**EXERCISE PROMPT:**
Copy all the data exactly, except the pictures.

**INFORMATION SHOWN:**

********************

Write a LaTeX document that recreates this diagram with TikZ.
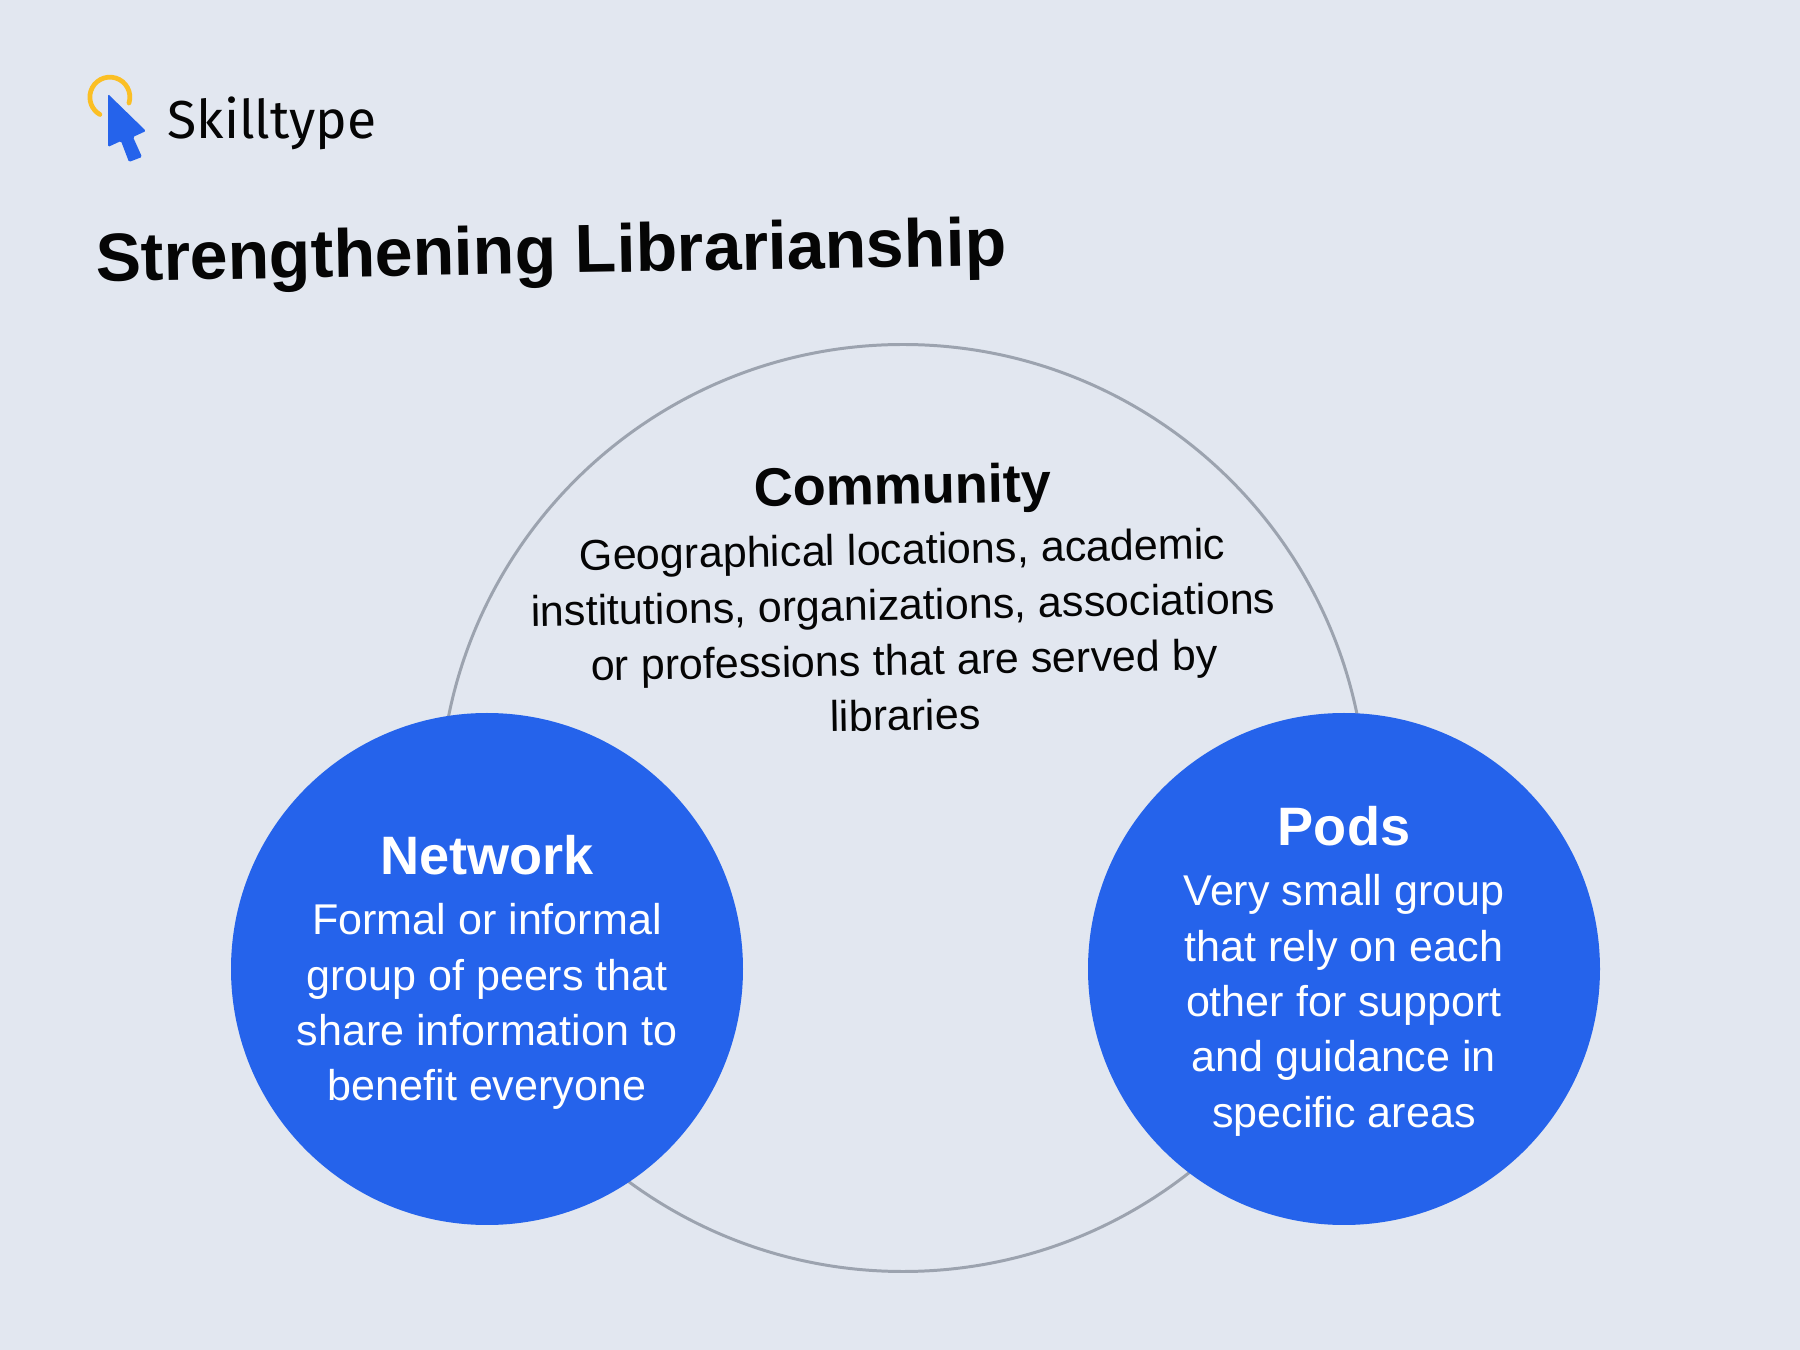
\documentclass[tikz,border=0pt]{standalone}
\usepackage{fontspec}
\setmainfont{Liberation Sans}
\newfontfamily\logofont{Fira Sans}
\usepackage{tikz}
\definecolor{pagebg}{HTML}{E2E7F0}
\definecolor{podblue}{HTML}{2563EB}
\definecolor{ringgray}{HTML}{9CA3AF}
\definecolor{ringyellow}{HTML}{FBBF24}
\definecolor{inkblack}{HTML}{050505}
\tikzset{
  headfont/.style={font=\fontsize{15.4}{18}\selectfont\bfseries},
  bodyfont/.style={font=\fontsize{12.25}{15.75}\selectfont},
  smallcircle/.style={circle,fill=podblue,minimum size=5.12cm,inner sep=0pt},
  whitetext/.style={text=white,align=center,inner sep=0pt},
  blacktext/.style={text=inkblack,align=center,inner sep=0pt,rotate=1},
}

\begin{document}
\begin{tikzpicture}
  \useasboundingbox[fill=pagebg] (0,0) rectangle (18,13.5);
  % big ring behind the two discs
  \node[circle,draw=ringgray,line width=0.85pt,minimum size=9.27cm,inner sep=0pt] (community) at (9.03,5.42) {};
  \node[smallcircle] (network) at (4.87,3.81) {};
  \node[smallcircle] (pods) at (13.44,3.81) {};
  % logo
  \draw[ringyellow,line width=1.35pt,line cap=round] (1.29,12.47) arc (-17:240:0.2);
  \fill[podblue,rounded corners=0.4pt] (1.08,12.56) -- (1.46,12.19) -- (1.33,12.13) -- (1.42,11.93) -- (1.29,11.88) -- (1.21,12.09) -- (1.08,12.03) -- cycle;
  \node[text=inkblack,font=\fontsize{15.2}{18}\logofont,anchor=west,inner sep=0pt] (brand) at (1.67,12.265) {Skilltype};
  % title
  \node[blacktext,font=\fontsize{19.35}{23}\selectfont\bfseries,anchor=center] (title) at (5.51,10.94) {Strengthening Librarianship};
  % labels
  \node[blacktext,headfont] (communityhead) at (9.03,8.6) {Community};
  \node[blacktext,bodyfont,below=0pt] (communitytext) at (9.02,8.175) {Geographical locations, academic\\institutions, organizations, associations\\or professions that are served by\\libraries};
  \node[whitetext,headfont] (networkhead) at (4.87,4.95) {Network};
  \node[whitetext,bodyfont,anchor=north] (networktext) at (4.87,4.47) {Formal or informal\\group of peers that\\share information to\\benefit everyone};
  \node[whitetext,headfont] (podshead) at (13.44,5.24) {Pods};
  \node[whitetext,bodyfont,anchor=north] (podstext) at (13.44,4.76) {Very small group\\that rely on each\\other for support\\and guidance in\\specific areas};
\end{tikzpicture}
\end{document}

********************

**WRITTEN RESPONSE:**
Write a LaTeX document that recreates this diagram with TikZ.
\documentclass[tikz,border=0pt]{standalone}
\usepackage{fontspec}
\setmainfont{Liberation Sans}
\newfontfamily\logofont{Fira Sans}
\usepackage{tikz}
\definecolor{pagebg}{HTML}{E2E7F0}
\definecolor{podblue}{HTML}{2563EB}
\definecolor{ringgray}{HTML}{9CA3AF}
\definecolor{ringyellow}{HTML}{FBBF24}
\definecolor{inkblack}{HTML}{050505}
\tikzset{
  headfont/.style={font=\fontsize{15.4}{18}\selectfont\bfseries},
  bodyfont/.style={font=\fontsize{12.25}{15.75}\selectfont},
  smallcircle/.style={circle,fill=podblue,minimum size=5.12cm,inner sep=0pt},
  whitetext/.style={text=white,align=center,inner sep=0pt},
  blacktext/.style={text=inkblack,align=center,inner sep=0pt,rotate=1},
}

\begin{document}
\begin{tikzpicture}
  \useasboundingbox[fill=pagebg] (0,0) rectangle (18,13.5);
  % big ring behind the two discs
  \node[circle,draw=ringgray,line width=0.85pt,minimum size=9.27cm,inner sep=0pt] (community) at (9.03,5.42) {};
  \node[smallcircle] (network) at (4.87,3.81) {};
  \node[smallcircle] (pods) at (13.44,3.81) {};
  % logo
  \draw[ringyellow,line width=1.35pt,line cap=round] (1.29,12.47) arc (-17:240:0.2);
  \fill[podblue,rounded corners=0.4pt] (1.08,12.56) -- (1.46,12.19) -- (1.33,12.13) -- (1.42,11.93) -- (1.29,11.88) -- (1.21,12.09) -- (1.08,12.03) -- cycle;
  \node[text=inkblack,font=\fontsize{15.2}{18}\logofont,anchor=west,inner sep=0pt] (brand) at (1.67,12.265) {Skilltype};
  % title
  \node[blacktext,font=\fontsize{19.35}{23}\selectfont\bfseries,anchor=center] (title) at (5.51,10.94) {Strengthening Librarianship};
  % labels
  \node[blacktext,headfont] (communityhead) at (9.03,8.6) {Community};
  \node[blacktext,bodyfont,below=0pt] (communitytext) at (9.02,8.175) {Geographical locations, academic\\institutions, organizations, associations\\or professions that are served by\\libraries};
  \node[whitetext,headfont] (networkhead) at (4.87,4.95) {Network};
  \node[whitetext,bodyfont,anchor=north] (networktext) at (4.87,4.47) {Formal or informal\\group of peers that\\share information to\\benefit everyone};
  \node[whitetext,headfont] (podshead) at (13.44,5.24) {Pods};
  \node[whitetext,bodyfont,anchor=north] (podstext) at (13.44,4.76) {Very small group\\that rely on each\\other for support\\and guidance in\\specific areas};
\end{tikzpicture}
\end{document}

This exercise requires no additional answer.